* _GOAL_: State how many lines of the entries hold the string "with", and output nothing but that count.

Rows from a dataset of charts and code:
= = = = = = =

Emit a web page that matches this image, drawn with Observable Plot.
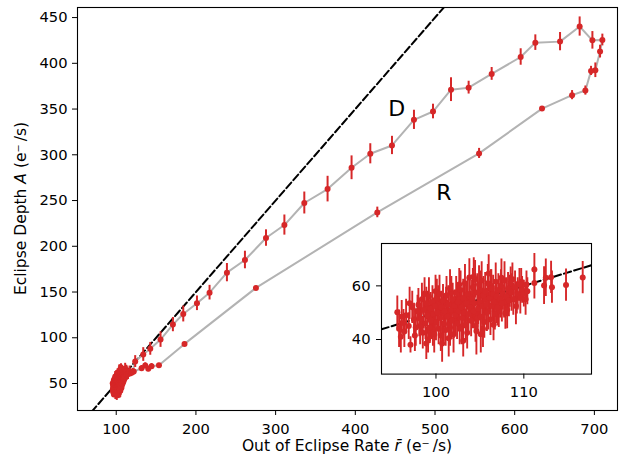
<!DOCTYPE html>
<html><head><meta charset="utf-8">
<script src="https://cdn.jsdelivr.net/npm/d3@7"></script>
<script src="https://cdn.jsdelivr.net/npm/@observablehq/plot@0.6"></script>
<style>
body{margin:0;background:white;}
#wrap{position:relative;width:622px;height:458px;font-family:"DejaVu Sans",sans-serif;}
#wrap svg{position:absolute;}
</style></head><body><div id="wrap"></div>
<script>
// ---- data: [rate r̄, depth A, error] ----
const quiescent = [
[98.2,45.0,7],[98.7,57.0,6],[99.05,52.0,6],[99.35,47.5,7],[99.65,43.5,6],[99.95,58.0,6],[100.25,53.0,7],[100.55,41.5,6],[100.85,50.0,7],[101.15,53.5,6],
[101.45,40.5,7],[101.75,57.5,6],[102.05,47.5,7],[102.35,51.0,6],[102.65,60.5,6],[102.95,45.0,7],[103.25,53.0,7],[103.55,42.5,6],[103.85,56.0,7],[104.15,51.0,7],
[104.45,62.5,7],[104.75,48.0,6],[105.05,58.5,7],[105.35,44.0,7],[105.65,55.0,6],[105.95,50.5,7],[106.25,60.0,6],[106.55,45.5,6],[106.85,53.0,7],[107.15,50.5,6],
[107.45,63.0,7],[107.75,54.0,6],[108.1,51.0,7],[108.4,58.0,6],[108.7,62.5,6],[109.2,55.5,6],[109.7,61.5,5],[110.3,60.5,5],[97.0,53.5,6],[96.4,43.0,6],
[97.6,41.5,6],[98.9,38.5,6],[101.6,44.5,7],[103.1,39.5,6],[105.1,42.0,7],[104.3,63.5,7],[102.7,55.0,6],
[95.6,50.2,6],[95.8,44.0,7],[96.0,41.0,6],[96.1,48.5,6],[96.3,46.2,5],[96.6,49.0,6],[96.9,45.0,5],[97.1,38.0,3],[97.3,52.0,6],[97.5,47.5,6],
[97.7,44.5,7],[97.9,50.5,6],[98.0,53.0,6],[98.1,48.0,7],[98.3,47.7,6],[98.4,55.0,6],[98.5,42.5,6],[98.6,51.0,7],[98.8,46.0,6],[98.9,53.5,6],
[99.0,49.0,7],[99.1,40.0,5],[99.2,56.0,7],[99.3,44.5,6],[99.4,51.5,6],[99.5,47.0,7],[99.6,54.0,6],[99.7,49.5,6],[99.8,42.0,7],[99.9,52.5,6],
[100.0,46.5,7],[100.1,55.5,7],[100.2,50.0,6],[100.3,44.0,6],[100.4,57.0,7],[100.5,48.0,7],[100.6,52.0,6],[100.7,38.5,7],[100.8,54.5,6],[100.9,46.0,7],
[101.0,50.5,6],[101.1,43.5,6],[101.2,56.5,7],[101.3,48.5,6],[101.4,53.0,7],[101.5,45.5,6],[101.6,59.0,7],[101.7,51.0,6],[101.8,47.0,7],[101.9,55.0,6],
[102.0,42.0,7],[102.1,52.5,6],[102.2,49.0,7],[102.3,57.5,6],[102.4,46.0,6],[102.5,54.0,7],[102.6,50.5,6],[102.7,44.0,6],[102.8,58.5,7],[102.9,52.0,6],
[103.0,48.0,7],[103.1,55.5,7],[103.2,50.0,6],[103.3,61.0,7],[103.4,45.5,6],[103.5,53.5,7],[103.6,57.0,6],[103.7,49.5,7],[103.8,63.1,7],[103.9,52.0,6],
[104.0,47.0,6],[104.1,55.0,7],[104.2,59.5,7],[104.3,50.5,6],[104.4,53.5,7],[104.5,45.0,6],[104.6,43.2,9],[104.7,57.5,7],[104.8,51.5,6],[104.9,60.5,7],
[105.0,54.0,6],[105.1,48.5,7],[105.2,62.0,7],[105.3,52.5,6],[105.4,56.5,7],[105.5,46.5,6],[105.6,58.0,7],[105.7,53.0,6],[105.8,50.0,7],[105.9,61.0,7],
[106.0,64.6,7],[106.1,55.5,6],[106.2,47.5,6],[106.3,59.0,7],[106.4,52.5,6],[106.5,57.0,7],[106.6,54.0,6],[106.7,49.5,6],[106.8,61.5,7],[106.9,56.0,6],
[107.0,52.0,7],[107.1,58.5,6],[107.3,55.0,7],[107.4,60.0,6],[107.5,53.5,7],[107.6,57.0,6],[107.8,62.0,7],[107.9,49.8,6],[108.0,56.0,7],[108.2,59.0,6],
[108.3,54.5,6],[108.5,61.0,6],[108.6,57.5,7],[108.8,55.0,6],[109.0,59.5,6],[109.1,52.5,7],[109.3,57.0,6],[109.5,60.5,6],[109.6,55.5,6],[109.8,58.5,5],
[110.0,57.1,5],[110.2,55.0,6],[110.4,58.0,5],
[111.2,66.1,6],[111.2,61.1,6],[112.3,60.1,7],[112.5,63.0,7],[113.1,63.2,6],[113.2,59.5,6],[114.8,60.3,6],[116.7,63.1,6]
];
const leadIn = [[118.5,61.5,4],[120.5,62.5,4]];
const dBranch = [
[123.8,74.0,6.5],[133.9,81.7,7.5],[142.7,87.9,7],[155.6,98.0,8.5],[171.1,114.4,7.8],[184.1,126.0,8.7],[201.3,137.7,8],[217.1,149.3,8],
[238.9,171.2,10],[261.5,185.0,9.6],[287.9,209.0,9],[311.0,223.2,11],[336.0,247.3,12],[365.2,262.5,14],[395.3,285.8,13],[418.8,301.1,11],
[446.0,310.2,10],[473.6,338.2,10.5],[497.5,347.3,8],[520.1,371.2,13],[542.2,373.4,7],[571.1,388.4,7],[607.5,406.9,9],[625.9,422.6,8.5],
[656.9,423.7,10],[681.5,440.2,10.5],[697.5,425.1,9.6],[710.0,425.5,6.4]
];
const rBranch = [
[707.1,412.8,7],[701.2,392.4,8],[695.8,391.7,5],[688.7,370.2,5],[672.0,365.2,5],[634.3,350.5,2],[555.3,301.5,5.5],[427.6,237.0,5.8],
[275.3,154.5,2],[185.7,93.3,2],[153.6,70.0,2],[144.3,68.9,3],[140.2,66.0,3],[136.4,69.6,3],[131.8,66.7,3],[122.0,63.0,3]
];
const branchLabels = ["D","R"];
const branchLabelX = [452, 511];
const branchLabelY = [350, 258];
const fitSlope = 1.0, fitIntercept = -50;   // dashed reference line A = r̄ - 50
const xTicks = [100,200,300,400,500,600,700];
const yTicks = [50,100,150,200,250,300,350,400,450];
const insetXTicks = [100,110];
const insetYTicks = [40,60];

// ---- drawing ----
const RED = "#d62728", GREY = "#b3b3b3", FONT = '"DejaVu Sans", sans-serif';
const path = [...quiescent, ...leadIn, ...dBranch, ...rBranch];
const mainX = [51.4, 729], mainY = [20.5, 461];
const insX = [93.8, 117.7], insY = [27.1, 75.8];
const fitLine = dom => dom.map(x => ({x, y: fitSlope * x + fitIntercept}));
const labels = branchLabels.map((t, i) => ({t, x: branchLabelX[i], y: branchLabelY[i]}));

const main = Plot.plot({
  width: 622, height: 458, marginLeft: 77, marginRight: 5, marginTop: 7, marginBottom: 48,
  style: {fontFamily: FONT, fontSize: "14.7px", background: "white", color: "black"},
  x: {domain: mainX}, y: {domain: mainY},
  marks: [
    Plot.line(fitLine(mainX), {x: "x", y: "y", stroke: "black", strokeWidth: 2, strokeDasharray: "7.4,3.2", clip: true}),
    Plot.line(path, {x: d => d[0], y: d => d[1], stroke: GREY, strokeWidth: 2}),
    Plot.ruleX(path, {x: d => d[0], y1: d => d[1] - d[2], y2: d => d[1] + d[2], stroke: RED, strokeWidth: 2}),
    Plot.dot(path, {x: d => d[0], y: d => d[1], r: 3, fill: RED, stroke: "none"}),
    Plot.text(labels, {x: "x", y: "y", text: "t", fontSize: 22, fill: "black"}),
    Plot.axisX({ticks: xTicks, tickSize: 5, tickPadding: 8, label: null, tickFormat: d => String(d)}),
    Plot.axisY({ticks: yTicks, tickSize: 5, tickPadding: 5, label: null, tickFormat: d => String(d)}),
    Plot.frame({stroke: "black", strokeWidth: 1.1})
  ]
});
main.style.left = "0px"; main.style.top = "0px";

const inset = Plot.plot({
  width: 255, height: 168, marginLeft: 40, marginRight: 5, marginTop: 5, marginBottom: 32.4,
  style: {fontFamily: FONT, fontSize: "14.7px", background: "transparent", color: "black"},
  x: {domain: insX}, y: {domain: insY},
  marks: [
    Plot.frame({fill: "white", stroke: "none"}),
    Plot.line(fitLine(insX), {x: "x", y: "y", stroke: "black", strokeWidth: 2, strokeDasharray: "7.4,3.2", clip: true}),
    Plot.ruleX(quiescent, {x: d => d[0], y1: d => d[1] - d[2], y2: d => d[1] + d[2], stroke: RED, strokeWidth: 1.9, clip: true}),
    Plot.dot(quiescent, {x: d => d[0], y: d => d[1], r: 3, fill: RED, stroke: "none", clip: true}),
    Plot.axisX({ticks: insetXTicks, tickSize: 5, tickPadding: 7, label: null, tickFormat: d => String(d)}),
    Plot.axisY({ticks: insetYTicks, tickSize: 5, tickPadding: 6, label: null, tickFormat: d => String(d)}),
    Plot.frame({stroke: "black", strokeWidth: 1.1})
  ]
});
inset.style.left = "340.7px"; inset.style.top = "237.7px";

const wrap = document.getElementById("wrap");
wrap.appendChild(main);
wrap.appendChild(inset);

// axis titles with italic symbols
const svg = d3.select(main);
const xl = svg.append("text").attr("x", 347).attr("y", 451).attr("text-anchor", "middle")
  .attr("font-family", FONT).attr("font-size", "15.5px").attr("fill", "black");
xl.append("tspan").text("Out of Eclipse Rate ");
xl.append("tspan").attr("font-style", "italic").text("r\u0304");
xl.append("tspan").text(" (e\u207B\u2009/s)");
const yl = svg.append("text").attr("transform", "translate(26,208.5) rotate(-90)").attr("text-anchor", "middle")
  .attr("font-family", FONT).attr("font-size", "15.5px").attr("fill", "black");
yl.append("tspan").text("Eclipse Depth ");
yl.append("tspan").attr("font-style", "italic").text("A");
yl.append("tspan").text(" (e\u207B\u2009/s)");
</script></body></html>
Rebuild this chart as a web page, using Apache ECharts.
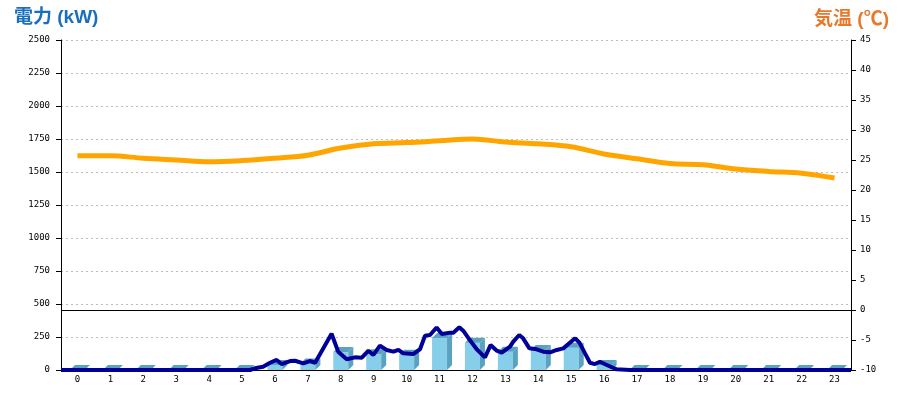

= = = = = = =

* _EXERCISE RESULT_: 2